Decolonizing Recidivism Models | Nathaniel Joselson

Decolonizing Recidivism Models


It has been a while since I posted because I have been going deep in my research about the so-called “science” of recidivism modeling (ie predicting the risk that a person convicted of a crime re-offends). There are many types of recidivism prediction algorithms which are used and misused on all levels of the American criminal justice system (including sentencing) supposedly to help states better allocate resources to people that need it. However these models have been shown to be highly biased against people of color, women and people living in poverty. There are lots of great people writing about this topic and how to conceptualize the problem notably the mathbabe blog and propublica. In another post I will attempt to outline why these biased algorithms are so dangerous but first I wanted to zoom out back to the reason I started writing this blog.

Statistics prides itself on being comprised of perfect, unchanging ‘laws of nature’ written in the language of mathematics. This is how people argue that it is impossible to decolonize statistics. They argue that if statistics is co-opted for an unjust cause, such as justifying the biased recidivism models above, then this is the fault of the designers and users of the models rather than the underlying statistics. The cure then is simply to produce more woke statisticians but leave the techniques alone.

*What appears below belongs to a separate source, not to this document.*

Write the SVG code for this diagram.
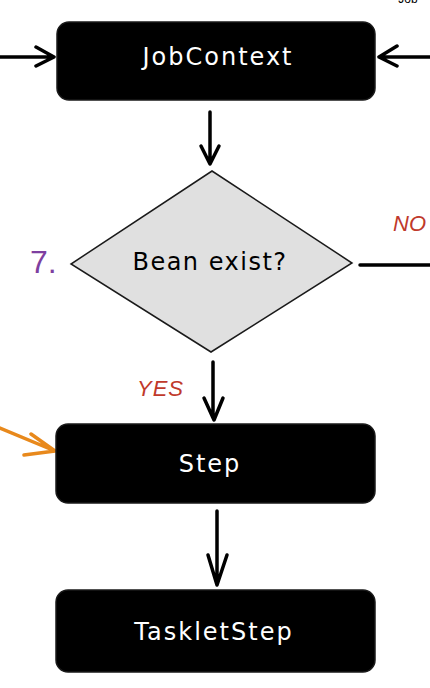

I clearly disagree with this view (otherwise this blog wouldn’t exist) but even I found myself falling into this mental trap as I began to think about how to write about recidivism modelling. I started by grouping the problems I found with the algorithms into three distinct categories: emotional problems, philosophical problems and statistical problems. As I started to write, though, my thoughts felt disjoint and poorly organized. I couldn’t really bring forward the extent of my philosophical fear of these models. Obsession with categorization was a colonial era mistake European scientists made and it obviously still plagues our thinking to this day. There is no reason that philosophical and emotional arguments should hold a lower place in statistical discussion than purely statistical arguments. The real world is not constructed of purely statistical arguments and needs to be conceptualized as interdisciplinary.

This is why recidivism risk modelling is such an important example to take up because despite my misgivings about the algorithms’ use and effectiveness, such models fulfil many statistical criteria for being significantly predictive. That is why we need to expect more from a decolonized statistics than simply developing statistically significant models. These recidivism algorithms are proving inaccurate based on patterns of structural bias which mirror racial and socio-economic biases already present in the criminal justice system and yet people are not questioning them because of the implicit “perfection” of mathematics and mathematical modelling by extension. It is therefore up to a decolonized statistics to welcome the emotional and philosophical discomfort that comes with using a computer program to essentially determine prison sentences for vulnerable individuals.
We need to expect as standard the development of values driven, ethically sound models. In 2017 we need to be able to expect imagination and forward thinking to help create the world we want, rather than thinking which further cements the colonial foundations of our capitalist society. Learning about decolonization is an ongoing process and it took a while before I diagnosed the problems in my own thinking.